What is needed
Copy the lines of the data below exactly, starting at the first and stopping after the line that contains "rate = [2, 10, 20, 30, 50, 100]"; include no pictures.

* start *

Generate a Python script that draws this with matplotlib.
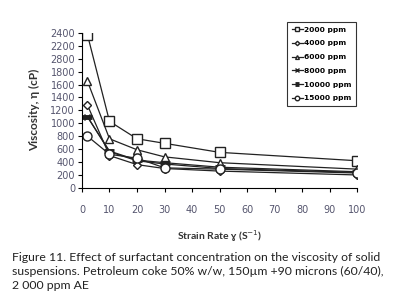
import matplotlib

matplotlib.use("Agg")
import matplotlib.pyplot as plt

# strain rate (1/s)
rate = [2, 10, 20, 30, 50, 100]

# viscosity (cP) per surfactant concentration
ppm_2000 = [2370, 1030, 760, 690, 550, 420]
ppm_4000 = [1280, 500, 360, 300, 260, 200]
ppm_6000 = [1650, 760, 590, 480, 390, 290]
ppm_8000 = [1100, 560, 420, 370, 300, 240]
ppm_10000 = [1100, 570, 430, 390, 320, 250]
ppm_15000 = [800, 520, 460, 310, 290, 230]

series_labels = ["2000 ppm", "4000 ppm", "6000 ppm", "8000 ppm", "10000 ppm", "15000 ppm"]
y_ticks = [0, 200, 400, 600, 800, 1000, 1200, 1400, 1600, 1800, 2000, 2200, 2400]
y_tick_labels = ["0", "200", "400", "600", "800", "1000", "1200", "1400",
                 "1600", "1800", "2800", "2200", "2400"]
x_ticks = [0, 10, 20, 30, 40, 50, 60, 70, 80, 90, 100]

caption = ("Figure 11. Effect of surfactant concentration on the viscosity of solid\n"
           "suspensions. Petroleum coke 50% w/w, 150µm +90 microns (60/40),\n"
           "2 000 ppm AE")

tick_col = "#55556e"

fig = plt.figure(figsize=(3.96, 3.07), dpi=100)
ax = fig.add_axes([0.207, 0.388, 0.695, 0.505])

styles = [
    dict(marker="s", ms=6.5, mfc="white"),
    dict(marker="D", ms=4.5, mfc="white"),
    dict(marker="^", ms=5.5, mfc="white"),
    dict(marker="x", ms=5),
    dict(marker="_", ms=7, mew=3.5),
    dict(marker="o", ms=6.5, mfc="white"),
]
all_series = [ppm_2000, ppm_4000, ppm_6000, ppm_8000, ppm_10000, ppm_15000]
for vals, lab, st in zip(all_series, series_labels, styles):
    ax.plot(rate, vals, color="#222222", lw=0.9, mec="#222222", label=lab, **st)

ax.set_xlim(0, 100)
ax.set_ylim(0, 2400)
ax.set_xticks(x_ticks)
ax.set_yticks(y_ticks)
ax.set_yticklabels(y_tick_labels)
for s in ["top", "right"]:
    ax.spines[s].set_visible(False)
ax.tick_params(axis="y", direction="out", length=3, labelsize=7, labelcolor=tick_col, pad=2)
ax.tick_params(axis="x", direction="out", length=3, labelsize=7, labelcolor=tick_col, pad=9)

ax.set_ylabel("Viscosity, η (cP)", fontsize=8.5, color="#333333", labelpad=7,
              family=["Lato", "DejaVu Sans"], fontweight="bold")
ax.set_xlabel("Strain Rate ɣ (S$^{-1}$)", fontsize=7.5, fontweight="bold", color="#333333",
              labelpad=10, family=["Lato", "DejaVu Sans"])

leg = ax.legend(loc="upper right", bbox_to_anchor=(0.995, 1.07),
                prop=dict(size=5.4, weight="bold", family=["DejaVu Sans"]),
                frameon=True, fancybox=False,
                handlelength=1.5, handletextpad=0.1, borderpad=0.6, labelspacing=1.0,
                markerscale=0.5, borderaxespad=0)
leg.get_frame().set_edgecolor("black")
leg.get_frame().set_linewidth(0.8)

fig.text(0.03, 0.178, caption, fontsize=8.8, family=["Lato", "DejaVu Sans"],
         color="#222222", va="top", linespacing=1.3)

fig.savefig("out.png", dpi=100)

* end *

Response
Generate a Python script that draws this with matplotlib.
import matplotlib

matplotlib.use("Agg")
import matplotlib.pyplot as plt

# strain rate (1/s)
rate = [2, 10, 20, 30, 50, 100]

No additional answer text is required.